Still, the tube network will be fully automated by 2020 and then I won't have to worry about it any more I guess. I think that in ignoring the democratically expressed will of Londoners in their ratification of Bozzers manifesto, the RMT have effectively destroyed themselves, long term.
no subject
Date: 2010-09-28 11:58 am (UTC)no subject
Date: 2010-09-28 12:14 pm (UTC)I don't think you realise just how much of a problem this is to the external observer. Most of the working class folk I know (i.e. pretty much everyone from where I grew up) really can't stand the unions now; they're seen as simultaneously working to prop up their own members at the expense of everyone else whilst shouting "We're doing this for everyone!", because it's very obvious that you aren't doing it for everyone.
Speaking from an advertising/marketing perspective, you guys have a shocking perception problem. When former NUM members tell me that they 'can't stand the ******' unions', you've really got your work cut out.
no subject
Date: 2010-09-30 06:55 pm (UTC)I had a think about unions today, and kinda realised that democracy thing needs attention. Surely it's not democratic to call a strike in a workplace, unless a majority of the owrkers want to strike, as opposed to a majority of them who happen to be unionists.
Back when I was a union member, I used the union's services to beat my employers into complying with my contract, which could've been tricky if I'd had to pay the solicitor myself, and that mutual self helpism is very much in keeping with the essence of the labour movement, - but denying someone a say on an action which could close their workplace permanently because they aren't union members is not.
no subject
Date: 2010-10-01 08:45 am (UTC)However, speaking personally I find the public sector unions pretensions to democracy laughable and hypocritical. In a democracy, everyone gets one vote on how the public sphere should be administered and run. However, it seems that just by joining their club they feel that not only should get another vote, but also if that vote is disagreed with by the wider demos then they'll go on strike to bully people into accepting their minority view.
no subject
Date: 2010-10-01 08:49 am (UTC)no subject
Date: 2010-09-28 10:47 am (UTC)no subject
Date: 2010-09-28 10:56 am (UTC)no subject
Date: 2010-09-28 11:00 am (UTC)I'm absolutely prepared to take it right back (e.g. "Joe hates rich people" is an inaccurate but not unreasonable rendering of my politics) by that trade unionists fear democracy, one of our core values? That's a different magnitude altogether.

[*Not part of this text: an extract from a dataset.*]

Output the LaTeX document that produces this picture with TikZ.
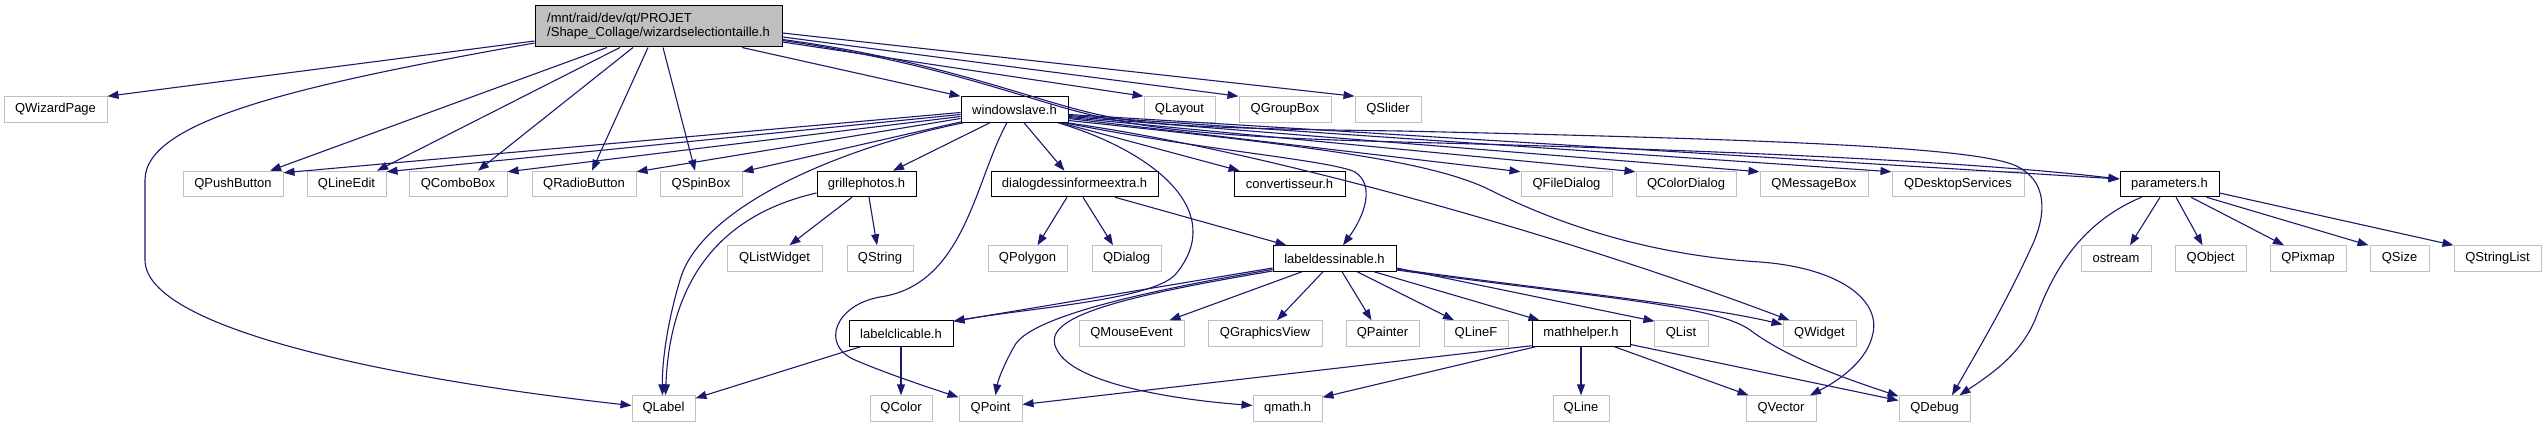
\documentclass[tikz,border=0pt]{standalone}
\usepackage{fontspec}
\setmainfont{Liberation Sans}
\usetikzlibrary{arrows.meta,calc}
\definecolor{edgeblue}{HTML}{191970}
\definecolor{extgray}{HTML}{BFBFBF}
\begin{document}
\begin{tikzpicture}[x=1pt,y=-1pt,
  box/.style={rectangle, inner sep=0pt, minimum height=25.5pt, line width=1pt, fill=white, font=\fontsize{13}{15}\selectfont, anchor=center},
  ext/.style={box, draw=extgray},
  int/.style={box, draw=black},
  dep/.style={draw=edgeblue, line width=1.1pt, -{Triangle[length=11pt,width=8pt]}}]
\fill[white] (0,0) rectangle (2545,427);
\useasboundingbox (0,0) rectangle (2545,427);

% main node
\node[box, draw=black, fill=extgray, minimum width=247pt, minimum height=41pt, align=left, font=\fontsize{13}{14}\selectfont] (main) at (658.5,26.5) {/mnt/raid/dev/qt/PROJET\\/Shape\_Collage/wizardselectiontaille.h};

% row 1
\node[ext, minimum width=103pt] (qwp) at (55.5,109.5) {QWizardPage};
\node[int, minimum width=107pt] (ws) at (1014.5,109.5) {windowslave.h};
\node[ext, minimum width=71pt] (qlay) at (1179.5,109.5) {QLayout};
\node[ext, minimum width=92pt] (qgb) at (1285,109.5) {QGroupBox};
\node[ext, minimum width=66pt] (qslider) at (1388,109.5) {QSlider};

% row 2
\node[ext, minimum width=100pt] (qpb) at (233,184) {QPushButton};
\node[ext, minimum width=79pt] (qle) at (346.5,184) {QLineEdit};
\node[ext, minimum width=98pt] (qcb) at (458,184) {QComboBox};
\node[ext, minimum width=104pt] (qrb) at (584,184) {QRadioButton};
\node[ext, minimum width=82pt] (qsb) at (701,184) {QSpinBox};
\node[int, minimum width=99pt] (grp) at (866.5,184) {grillephotos.h};
\node[int, minimum width=167pt] (dlg) at (1074.5,184) {dialogdessinformeextra.h};
\node[int, minimum width=111pt] (cnv) at (1289.5,184) {convertisseur.h};
\node[ext, minimum width=91pt] (qfd) at (1566.5,184) {QFileDialog};
\node[ext, minimum width=100pt] (qcd) at (1686,184) {QColorDialog};
\node[ext, minimum width=108pt] (qmb) at (1814,184) {QMessageBox};
\node[ext, minimum width=132pt] (qds) at (1958,184) {QDesktopServices};
\node[int, minimum width=99pt] (par) at (2169.5,184) {parameters.h};

% row 3
\node[ext, minimum width=95pt] (qlw) at (774.5,258.5) {QListWidget};
\node[ext, minimum width=66pt] (qstr) at (880,258.5) {QString};
\node[ext, minimum width=79pt] (qpoly) at (1027.5,258.5) {QPolygon};
\node[ext, minimum width=69pt] (qdlg) at (1126.5,258.5) {QDialog};
\node[int, minimum width=123pt] (lds) at (1334.5,258.5) {labeldessinable.h};
\node[ext, minimum width=70pt] (ostr) at (2116,258.5) {ostream};
\node[ext, minimum width=71pt] (qobj) at (2210.5,258.5) {QObject};
\node[ext, minimum width=76pt] (qpix) at (2308,258.5) {QPixmap};
\node[ext, minimum width=59pt] (qsize) at (2399.5,258.5) {QSize};
\node[ext, minimum width=87pt] (qstrl) at (2497.5,258.5) {QStringList};

% row 4
\node[int, minimum width=104pt] (lcl) at (901,333.5) {labelclicable.h};
\node[ext, minimum width=105pt] (qme) at (1131.5,333.5) {QMouseEvent};
\node[ext, minimum width=114pt] (qgv) at (1265,333.5) {QGraphicsView};
\node[ext, minimum width=73pt] (qpnt) at (1382.5,333.5) {QPainter};
\node[ext, minimum width=64pt] (qlf) at (1476,333.5) {QLineF};
\node[int, minimum width=98pt] (mh) at (1581,333.5) {mathhelper.h};
\node[ext, minimum width=54pt] (qlist) at (1681,333.5) {QList};
\node[ext, minimum width=73pt] (qw) at (1819.5,333.5) {QWidget};

% row 5
\node[ext, minimum width=63pt] (qlabel) at (663.5,408.5) {QLabel};
\node[ext, minimum width=62pt] (qcolor) at (901,408.5) {QColor};
\node[ext, minimum width=63pt] (qpoint) at (990.5,408.5) {QPoint};
\node[ext, minimum width=69pt] (qmath) at (1287.5,408.5) {qmath.h};
\node[ext, minimum width=56pt] (qline) at (1581,408.5) {QLine};
\node[ext, minimum width=70pt] (qvec) at (1781,408.5) {QVector};
\node[ext, minimum width=71pt] (qdbg) at (1934.5,408.5) {QDebug};

% edges from main
\draw[dep] ($(main.west)+(0,14.5)$) -- (qwp.north east);
\draw[dep] ($(main.west)+(0,16.5)$) .. controls (300,85) and (145,120) .. (145,180) -- (145,260) .. controls (145,330) and (400,380) .. ($(qlabel.west)+(0,-3)$);
\draw[dep] ($(main.south)+(-51.5,0)$) -- ($(qpb.north)+(37,0)$);
\draw[dep] ($(main.south)+(-38.5,0)$) -- ($(qle.north)+(30.5,0)$);
\draw[dep] ($(main.south)+(-25.5,0)$) -- ($(qcb.north)+(20,0)$);
\draw[dep] ($(main.south)+(-10.5,0)$) -- ($(qrb.north)+(8,0)$);
\draw[dep] ($(main.south)+(4.5,0)$) -- ($(qsb.north)+(-6,0)$);
\draw[dep] ($(main.south)+(83.5,0)$) -- (ws.north west);
\draw[dep] ($(main.east)+(0,15.5)$) -- (qlay.north west);
\draw[dep] ($(main.east)+(0,10.5)$) -- (qgb.north west);
\draw[dep] ($(main.east)+(0,6.5)$) -- (qslider.north west);
\draw[dep] ($(main.east)+(0,14)$) .. controls (950,64) and (1040,106) .. (1110,119) .. controls (1170,132) and (1250,138) .. (1400,142) .. controls (1800,152) and (2000,165) .. ($(par.west)+(0,-5)$);
\draw[dep] ($(main.east)+(0,13)$) .. controls (950,62) and (1040,104) .. (1110,117) .. controls (1160,127) and (1250,129) .. (1400,131) .. controls (1800,140) and (1990,148) .. (2020,168) .. controls (2050,185) and (2045,220) .. (2030,250) .. controls (2005,305) and (1975,355) .. ($(qdbg.north)+(17.5,0)$);

% edges from windowslave.h
\draw[dep] ($(ws.west)+(0,3)$) -- ($(qpb.north east)+(0,2)$);
\draw[dep] ($(ws.west)+(0,5)$) -- ($(qle.north east)+(0,1)$);
\draw[dep] ($(ws.west)+(0,7)$) -- ($(qcb.north east)+(0,1)$);
\draw[dep] ($(ws.west)+(0,9)$) -- ($(qrb.north east)+(0,1)$);
\draw[dep] ($(ws.south west)+(1,-1)$) -- ($(qsb.north east)+(0,1)$);
\draw[dep] ($(ws.south west)+(3,0)$) .. controls (830,150) and (700,210) .. (680,280) .. controls (668,320) and (662,360) .. ($(qlabel.north)+(-1,0)$);
\draw[dep] ($(ws.south)+(-24.5,0)$) -- ($(grp.north)+(26.5,0)$);
\draw[dep] ($(ws.south)+(9.5,0)$) -- ($(dlg.north)+(-10,0)$);
\draw[dep] ($(ws.south)+(-7.5,0)$) .. controls (975,180) and (965,285) .. (880,297) .. controls (835,305) and (820,345) .. (855,360) .. controls (885,373) and (930,388) .. ($(qpoint.north west)+(0,2)$);
\draw[dep] ($(ws.south)+(43.5,0)$) .. controls (1150,150) and (1230,210) .. (1175,275) .. controls (1150,300) and (1030,308) .. ($(lcl.north east)+(0,1)$);
\draw[dep] ($(ws.south east)+(-8,0)$) -- ($(cnv.north west)+(6,0)$);
\draw[dep] ($(ws.south east)+(-4,0)$) .. controls (1200,150) and (1330,160) .. (1355,172) .. controls (1375,185) and (1365,215) .. ($(lds.north)+(8.5,0)$);
\draw[dep] ($(ws.east)+(0,9)$) -- ($(qfd.north west)+(0,1)$);
\draw[dep] ($(ws.east)+(0,8)$) -- ($(qcd.north west)+(0,1)$);
\draw[dep] ($(ws.east)+(0,7)$) -- ($(qmb.north west)+(0,1)$);
\draw[dep] ($(ws.east)+(0,6)$) -- ($(qds.north west)+(0,1)$);
\draw[dep] ($(ws.east)+(0,5)$) -- ($(par.west)+(0,-5)$);
\draw[dep] ($(ws.south east)+(-2,0)$) .. controls (1250,148) and (1550,230) .. ($(qw.north west)+(7,0)$);
\draw[dep] ($(ws.east)+(0,11)$) .. controls (1300,145) and (1430,160) .. (1490,190) .. controls (1560,225) and (1650,255) .. (1760,262) .. controls (1840,268) and (1880,300) .. (1873,333) .. controls (1868,360) and (1840,380) .. ($(qvec.north)+(29,0)$);

% edges from grillephotos.h
\draw[dep] ($(grp.south)+(-14.5,0)$) -- ($(qlw.north)+(15,0)$);
\draw[dep] ($(grp.south)+(2.5,0)$) -- ($(qstr.north)+(-3,0)$);
\draw[dep] ($(grp.west)+(0,9)$) .. controls (720,215) and (670,280) .. ($(qlabel.north)+(2,0)$);

% edges from dialogdessinformeextra.h
\draw[dep] ($(dlg.south)+(-7.5,0)$) -- ($(qpoly.north)+(10,0)$);
\draw[dep] ($(dlg.south)+(8.5,0)$) -- ($(qdlg.north)+(-13.5,0)$);
\draw[dep] ($(dlg.south)+(40.5,0)$) -- ($(lds.north west)+(14,0)$);

% edges from labeldessinable.h
\draw[dep] ($(lds.west)+(0,9.5)$) -- ($(lcl.north east)+(0,1)$);
\draw[dep] ($(lds.west)+(0,11)$) .. controls (1120,295) and (1030,320) .. (1015,345) .. controls (1005,362) and (998,380) .. ($(qpoint.north)+(5,0)$);
\draw[dep] ($(lds.west)+(0,12.5)$) .. controls (1100,300) and (1040,320) .. (1057,350) .. controls (1075,385) and (1180,400) .. ($(qmath.west)+(0,-3)$);
\draw[dep] ($(lds.south)+(-32.5,0)$) -- ($(qme.north)+(38,0)$);
\draw[dep] ($(lds.south)+(-11.5,0)$) -- ($(qgv.north)+(12,0)$);
\draw[dep] ($(lds.south)+(7.5,0)$) -- ($(qpnt.north)+(-11,0)$);
\draw[dep] ($(lds.south)+(22.5,0)$) -- ($(qlf.north)+(-22,0)$);
\draw[dep] ($(lds.south)+(39.5,0)$) -- ($(mh.north west)+(8,0)$);
\draw[dep] ($(lds.east)+(0,9.5)$) -- ($(qlist.north west)+(1,1)$);
\draw[dep] ($(lds.east)+(0,10.5)$) .. controls (1550,290) and (1700,305) .. ($(qw.west)+(0,-9)$);
\draw[dep] ($(lds.east)+(0,11.5)$) .. controls (1600,298) and (1715,305) .. (1750,330) .. controls (1790,360) and (1850,380) .. ($(qdbg.north west)+(0,1)$);

% edges from mathhelper.h
\draw[dep] ($(mh.south west)+(0,-1)$) -- ($(qpoint.east)+(0,-4)$);
\draw[dep] ($(mh.south west)+(4,0)$) -- ($(qmath.north east)+(0,2)$);
\draw[dep] (mh) -- (qline);
\draw[dep] ($(mh.south east)+(-16,0)$) -- ($(qvec.north west)+(3,0)$);
\draw[dep] ($(mh.east)+(0,11)$) -- ($(qdbg.west)+(0,-8)$);

% edges from labelclicable.h
\draw[dep] ($(lcl.south west)+(12,0)$) -- ($(qlabel.north east)+(0,3)$);
\draw[dep] (lcl) -- (qcolor);

% edges from parameters.h
\draw[dep] ($(par.south west)+(22,0)$) .. controls (2075,225) and (2050,280) .. (2035,320) .. controls (2020,355) and (1990,375) .. ($(qdbg.north)+(25,0)$);
\draw[dep] ($(par.south)+(-9.5,0)$) -- ($(ostr.north)+(14,0)$);
\draw[dep] ($(par.south)+(6.5,0)$) -- ($(qobj.north)+(-8,0)$);
\draw[dep] ($(par.south)+(21.5,0)$) -- ($(qpix.north)+(-24,0)$);
\draw[dep] ($(par.south east)+(-13,0)$) -- ($(qsize.north west)+(-1,0)$);
\draw[dep] ($(par.east)+(0,9)$) -- (qstrl.north west);
\end{tikzpicture}
\end{document}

Plus I wasn't aware you were a Tory party member :-p
no subject
Date: 2010-09-28 11:08 am (UTC)To pop back to the Ed Milliband question, in the light of your comment, if the Unions aren't worried about democracy why did the GMB break the leadership election rules to get Ed elected?
http://www.guardian.co.uk/politics/2010/sep/24/ed-miliband-union-gmb-labour-leadership
no subject
Date: 2010-09-28 11:14 am (UTC)The article you link clearly indicates that the GMB broke the spirit but not the letter of the rules* - and it's actually equivocal about whether the spirit was breached. Now, I don't approve of such political gamesmanship** but it's not undemocratic.
*: "The GMB stuck to the guidance: the ballot envelopes were in smaller envelopes, put together and sealed by the Electoral Reform Society – which oversaw the Labour leadership contest – before being delivered to the mailing depot where the GMB also watched over their loading into a larger envelope that was then sent out to members."
**: and in reality, I actually dislike the Labour link for trade unions and wish that union donations, as well as corporate donations and large individual donations, were done away with in favour of state funding for political parties, but that's a whole other thing.
no subject
Date: 2010-09-28 11:44 am (UTC)I cited the Guardian because I know you won't take seriously any other medium I quote. As it is just about every other news source I've seen is reckoning it was the letter of the rules which was broken, it's just that Guardian is so much the Labour party's Pravda that they'll never say it. I was mildly surprised they even reported it, TBH.
no subject
Date: 2010-09-28 11:57 am (UTC)The GMB clearly read the rules and set about following them in as hollow a way as possible - putting the ballot envelope inside another envelope containing material they couldn't put in the ballot envelope is sneaky and breaks the spirit, but not the letter. But that's no more illegal than tax avoidance or any of that other good stuff.
no subject
Date: 2010-09-28 12:03 pm (UTC)no subject
Date: 2010-09-28 12:57 pm (UTC)no subject
Date: 2010-09-28 01:10 pm (UTC)Let's face it, you wouldn't take me seriously if I said "But it says it in the Torygraph", any more than I do when you pull something out of the Guardian!
no subject
Date: 2010-09-28 01:11 pm (UTC)Unrelatedly: "my decade-long argument with Joe" terrified the life out of me when I realised that it was true. Dude, WTF?
no subject
Date: 2010-09-28 01:16 pm (UTC)See, easy.
no subject
Date: 2010-10-19 02:44 pm (UTC)no subject
Date: 2010-09-28 11:12 am (UTC)no subject
Date: 2010-09-28 11:15 am (UTC)Most of the time I'm just after satire.